Collusions And Cartels

Cards (27)

  • What is collusion in the context of firms?
    Collusion is when firms work together.
  • What types of agreements might firms reach in collusion?
    Agreements on prices, quotas, and market allocation.
  • What are the two types of collusion?
    Tacit and overt/open collusion.
  • Why are many forms of open collusion illegal in the UK and EU?
    They violate Competition Law.
  • What is the most famous cartel mentioned in the material?
    OPEC (Organisation of Petroleum Exporting Countries).
  • What makes tacit collusion difficult to prove?
    There is usually no formal agreement in place.
  • What conditions make collusion more likely to succeed?
    Few firms, similar production methods, and stable markets.
  • What role do barriers to entry play in collusion?
    They reduce fear of disruption from new entrants.
  • What happens if individual producers cheat in a cartel?
    It can lead to excess supply and price drops.
  • Why is it important for all major producers to be members of a cartel?
    To act as a monopolist and succeed.
  • How does the CMA's approach to fines affect collusion?
    Low fines may encourage firms to collude.
  • What is tacit collusion?
    Actions that minimize competitive responses without explicit agreements.
  • What is price leadership?
    A situation where a dominant firm sets prices.
  • What is the difference between overt and tacit collusion?

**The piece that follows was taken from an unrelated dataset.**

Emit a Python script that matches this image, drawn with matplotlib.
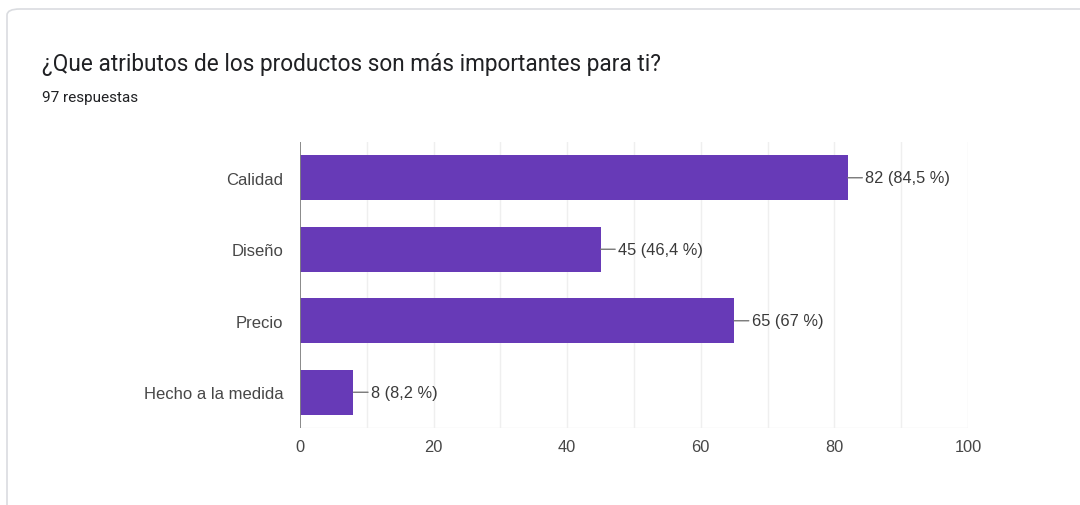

    Overt collusion involves formal agreements; tacit does not.
  • What is price fixing?
    Agreeing to charge the same price to increase revenues.
  • How do cartels share the market?
    By dividing it geographically or demographically.
  • What is bid-rigging?
    Discussing bids to ensure higher prices than competition.
  • What is the temptation for individual oligopolists in a cartel?
    To cheat by cutting prices or increasing output.
  • What happens if all firms in a cartel cheat?
    It leads to excess supply and price collapse.
  • What are the key characteristics of a cartel?
    • Formal collusive behavior among firms
    • Control over market supply and prices
    • Joint profit maximization
    • Market sharing agreements
    • Monitoring of output levels
  • Why might firms in an oligopoly enter collusive behavior?
    To act as a monopoly and stabilize prices.
  • What is the impact of price fixing on consumers?
    It leads to higher prices and lower output.
  • How can collusion benefit consumers in some cases?
    It can lead to stable prices and investment in R&D.
  • What are the potential social benefits of collusion in demerit goods?
    Higher prices may reduce consumption of harmful goods.
  • How does collusion affect advertising costs for firms?
    It reduces the need for large advertising expenditures.
  • What is the argument for oligopolies improving productive efficiency?
    They can cooperate on R&D and reduce costs.
  • What is the role of joint investment in a cartel?
    It decreases production costs and fosters innovation.